Well, taking outfit photos is exactly as tough as I thought it would be. I did a mini-shoot up against the exterior wall of my apartment last night and got a couple of cute pictures out of it. There are a lot of blurry shots of me jumping and spinning, making faces, and laughing *with* the neighbors who thought I was nuts. It was sort of fun? Mostly though, I’m dealing with a lot of feelings that always come up when my picture is taken.
I’ve given a lot of thought to whether I should even have outfit photos on the blog. I like the way I dress but I don’t know that I’m uniquely fashionable. I also want to share my capsule wardrobe journey, to show that you can be stylish, happy and content with less. But there are plenty of selfie-taking bloggers out there and a lot of them have excellent photography skills, equipment, and experience. Why should I dive into a pond that’s already full of beautiful, fashionable fish?
I’ve followed a lot of fashion bloggers over the past few years and I’ve noticed that they tend to fall into 2 camps: slim and plus-sized. I absolutely adore the plus-sized fashion bloggers; they are bold, fierce, fun, gorgeous and inspiring. I like the slim ladies, too. My issue here is that I am basically an average-sized American woman, and I can only find a couple of fashion bloggers with my body-type. Perhaps it’s that thinner women are more confident sharing their photos online, and that the plus-sized women are radical, stereotype-defying badasses? This is not to say that thin women can’t be radical, stereotype-defying badasses in other areas, but that being a larger woman and deigning to take up space, wear loud prints, and demand to be a part of the world of fashion is pretty righteous.

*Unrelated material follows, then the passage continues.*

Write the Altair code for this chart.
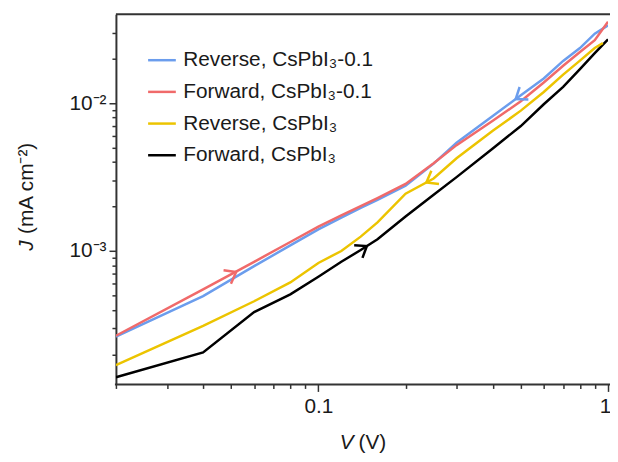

Plus-sized models are closer to my size, starting at a size 8, but they are taller and I don’t actually fit into plus-sized clothing. When I search for clothing in a size 12, I am shown how it would look on a size 2 model. This gives me absolutely no idea how it would look on my curvy, 5’5″ frame. I often feel like I’m in this zone where I’m not quite thin “enough,” where I could definitely lose 20 lbs., but where I’m also not plus-sized. I’m just a gal who likes clothes and getting dressed and wants to see people of all shapes and sizes in fashion, not just extremes.
Basically, this is a personal project. Taking these photos forces me to confront my own body and face, the way I stand when I’m not posing, the way I smile when I’m trying to act naturally. I’ve struggled over the years with feeling “not pretty enough,” especially when photos are taken. I can get dressed up, perfect my makeup and hair, go to a party and have a total blast–but if someone takes a picture and shows me, I will crumple. I thought I looked great, but I was wrong!, my Inner Critics will say. I will turn inward, become self-conscious. This problem is unique to digital photography, that instant-replay feature that steals our memories and loads them on a hard drive.
Sharing these photos forces me to be okay with the way I look, to be unashamed of my body, to be cool with my scrunched-up laughing face. It’s not radical, but it’s important to me.